Bronze sculptures Snake, Stag, Lion, and Boar attacked by Dogs from the garden of the House of the Citharist are arranged in the exhibition as they were originally discovered.

The plants depicted in the 6 1/2-foot-long fresco Wall painting from the House of the Golden Bracelet (1st century BC to 1st century AD) on the north wall served as a model for a potted version of a Roman courtyard garden. It includes calamondon oranges, senecio cineraria (Dusty Miller), maiden hair fern, asparagus fern, rosemary, roses, lavender, lilies, euphorbia (diamond frost), asters, bay, boxwood, euonymus, laurel, and phoenix palm.

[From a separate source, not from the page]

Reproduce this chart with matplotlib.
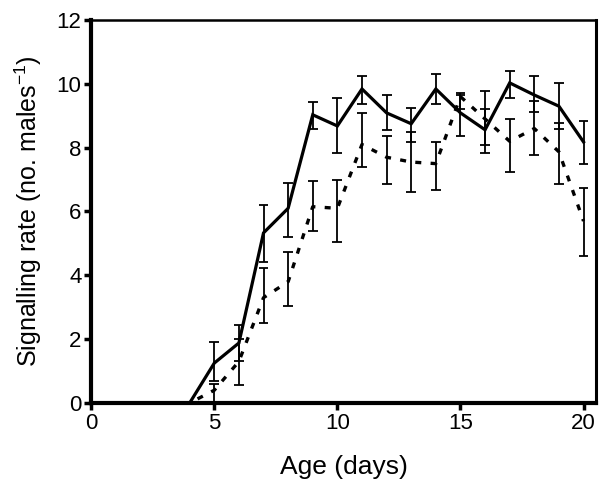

Set around and among the plants are original garden objects: Basin and stand (1st century AD); Satyr and hermaphrodite(1st century BC to 1st century AD); and Bell-krater with dancing warriors (1st century BC to 1st century AD).

Three frescoes depicting Apollo and the muses (1st century BC to 1st century AD) from a triclinium (dining room) were excavated by chance in 1959 during construction of a highway that passed through the town of Moregine on the River Sarno, south of Pompeii. Further excavation was conducted in 1999–2000. The site was largely submerged in water, which was pumped out so that the frescoes could be salvaged. The frescoes form three walls of the room; the floor, ceiling, and faux seating have been recreated to complete the ensemble.

The Alexander Mosaic (late 2nd century BC), from the House of the Faun (the largest house discovered in Pompeii to date), is reproduced on the floor with its missing sections digitally reconstructed. Measuring 9 feet 8 inches by 17 feet 1 inch, the mosaic depicts Alexander the Great’s victory over the Persian King Darius III in 333 BC. It was excavated in the early 1840s and is now on view in the Museo Archeologico Nazionale in Naples. The mosaic’s border, showing a hippopotamus, a crocodile, and other creatures swimming in the Nile River, is also a digital reconstruction. The mosaic is installed within a colonnaded area that evokes its original setting. The columns constructed for the exhibition are closely modeled on those at the House of the Faun.

Several objects depicted in A Sculpture Gallery (1874) by Sir Lawrence Alma-Tadema have been installed adjacent to the painting. They include: Basin with support in the form of Scylla from Pompeii (1st century BC to 1st century AD); Young Hercules Strangling the Serpents (c. 1560) by Guglielmo della Porta; Lampstand (1st half of 1st century AD) from Pompeii, House of Pansa VI. 6.1; Chiurazzi reproduction of table from the House of Gaius Rufus, Pompeii (early 20th century); Serpent bracelet (19th century) Joseph S. Wyon and Alfred B. Wyon, after Sir Lawrence Alma-Tadema; and Bowl with Minerva and Owl (1914) reproduction of the original from c. 1st century BC.